If Placing Shares are to be delivered to a custodian or settlement agent,
Placees must ensure that, upon receipt, the conditional contract note or the
electronic trade confirmation or other (oral or written) confirmation is
copied and delivered immediately to the relevant person within that
organisation.  Insofar as Placing Shares are registered in a Placee's name or
that of its nominee or in the name of any person for whom a Placee is
contracting as agent or that of a nominee for such person, such Placing Shares
should, subject as provided below, be so registered free from any liability to
United Kingdom stamp duty or stamp duty reserve tax.  If there are any
circumstances in which any United Kingdom stamp duty or stamp duty reserve tax
or other similar taxes or duties (including any interest and penalties
relating thereto) is payable in respect of the allocation, allotment, issue,
sale, transfer or delivery of the Placing Shares (or, for the avoidance of
doubt, if any stamp duty or stamp duty reserve tax is payable in connection
with any subsequent transfer or agreement to transfer Placing Shares), the
Company shall not be responsible for payment thereof.  Placees will not be
entitled to receive any fee or commission in connection with the Placing.

Conditions of the Placing

The Placing is conditional upon the Placing Agreement becoming unconditional
in all respects and not having been terminated in accordance with its terms
prior to Admission. Cavendish's obligations under the Placing Agreement are
conditional on customary conditions including (amongst others) (the
"Conditions") set out below:

1.             the Company having complied with all of its
obligations under the Placing Agreement (to the extent that such obligations
fall to be performed before Admission and there having occurred no material
default or breach by the Company of its terms at any time immediately prior to
Admission);

2.             each of the warranties contained in the Placing
Agreement being true and accurate and not misleading on and as of the date of
the Placing Agreement and the date of Admission as though they had been given
and made on such dates by reference to the facts and circumstances at the
relevant time;

3.             the Placing Agreement having become unconditional
in respect of the Placing (save for any condition as to Admission having taken
place) and not having been terminated in accordance with its terms before
Admission;

4.             there not having been (in the opinion of Cavendish
(acting reasonably)) a Material Adverse Change (as defined in the Placing
Agreement) at any time prior to Admission;

5.             the DAR Share Purchase Agreement having been duly
exchanged;

6.             the Gardner Retail SPA and the DAR Share Purchase
Agreement having not been terminated or amended  prior to Admission and there
having been no material breach of either agreement;

7.             the Subscription Agreements having been signed by
all the parties thereto and not having been terminated in accordance with
their respective terms;

8.             certain specified conditions to completion of the
Gardner Retail Acquisition, as set out in clause 6.1 of the Gardner Retail SPA
having been satisfied or, if possible, waived (as defined in the Gardner
Retail SPA); and

9.             Admission occurring no later than 8.00 a.m. on 23
February 2026 (or such later time and/or date, not being later than 8.00 a.m.
on 9 March 2026, as Cavendish may otherwise agree with the Company provided
that each of the parties shall perform its obligations under the Placing
Agreement until such time (if any) as any of the conditions under the Placing
Agreement shall have been incapable of being satisfied and have not been
waived).

Cavendish may, at its discretion and upon such terms as it thinks fit, waive
compliance by the Company with the whole or any part of certain of the
Company's obligations in relation to the conditions in the Placing Agreement
or extend the time or date provided for fulfilment of certain such conditions
in respect of all or any part of the performance thereof. Any such extension
or waiver will not affect Placees' commitments as set out in this Appendix.

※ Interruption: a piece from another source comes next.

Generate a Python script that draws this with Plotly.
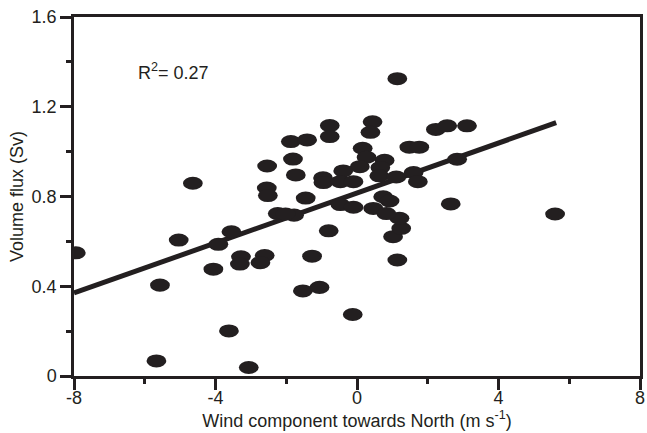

If: (i) any of the conditions are not fulfilled or (where permitted) waived by
Cavendish by the relevant time or date specified (or such later time or date
as the Company and Cavendish may agree); or (ii) the Placing Agreement is
terminated in the circumstances specified below under 'Right to terminate
under the Placing Agreement', the Placing will not proceed and the Placees'
rights and obligations hereunder in relation to the Placing Shares shall cease
and terminate at such time and each Placee agrees that no claim can be made by
it or on its behalf (or any person on whose behalf the Placee is acting) in
respect thereof.

None of Cavendish, the Company, or any of their respective affiliates, agents,
directors, officers or employees shall have any liability to any Placee (or to
any other person whether acting on behalf of a Placee or otherwise) in respect
of any decision they may make as to whether or not to waive or to extend the
time and/or date for the satisfaction of any Conditions to the Placing, nor
for any decision they may make as to the satisfaction of any Condition or in
respect of the Placing generally, and by participating in the Placing each
Placee agrees that any such decision is within the absolute discretion of
Cavendish.

Termination of the Placing

Cavendish is entitled, at any time on or before Admission, to terminate its
obligations under the Placing Agreement in accordance with its terms in
certain circumstances, including, inter alia:

1.             the Company is in material breach of the provisions
of the Placing Agreement or fails to materially comply with its obligations
under the Placing Agreement or under the terms of the Placing; or

2.             any of the warranties or undertakings contained in
the Placing Agreement is untrue or inaccurate by reference to the facts
subsisting at the time, or a matter has arisen that is likely to give rise to
a claim under any of the indemnities contained in the Placing Agreement, in
each case which Cavendish considers to be material in the context of the
Placing; or

3.             a Material Adverse Change (as defined in the
Placing Agreement) has occurred after the entry of the parties into the
Placing Agreement (whether or not foreseeable at the date of the Placing
Agreement) which Cavendish considers to be material in the context of the
Placing by reference to the facts subsisting at the time; or

4.             it comes to the notice of Cavendish that any
statement contained in, amongst other things, the Announcement was or has
become untrue, incorrect or misleading in any respect or that any matter has
arisen which would constitute a material omission therefrom; or

4.             there has been a (i) material breach or (ii)
termination of any of the Acquisition Agreements; or

6.             the occurrence of certain force majeure events, the
effect of which is such as to make it impracticable or inadvisable to proceed
with the Placing in the manner contemplated in the Placing Agreement or which
may materially and adversely affect the success of the Placing or dealings in
the Placing Shares.

Upon termination, Cavendish shall be released and discharged (except for any
liability arising before or in relation to such termination) from its
obligations under or pursuant to the Placing Agreement, subject to certain
exceptions. If Cavendish exercises its right to terminate the Placing
Agreement before Admission, then the Placing Agreement shall cease and
terminate and the Placing will not proceed.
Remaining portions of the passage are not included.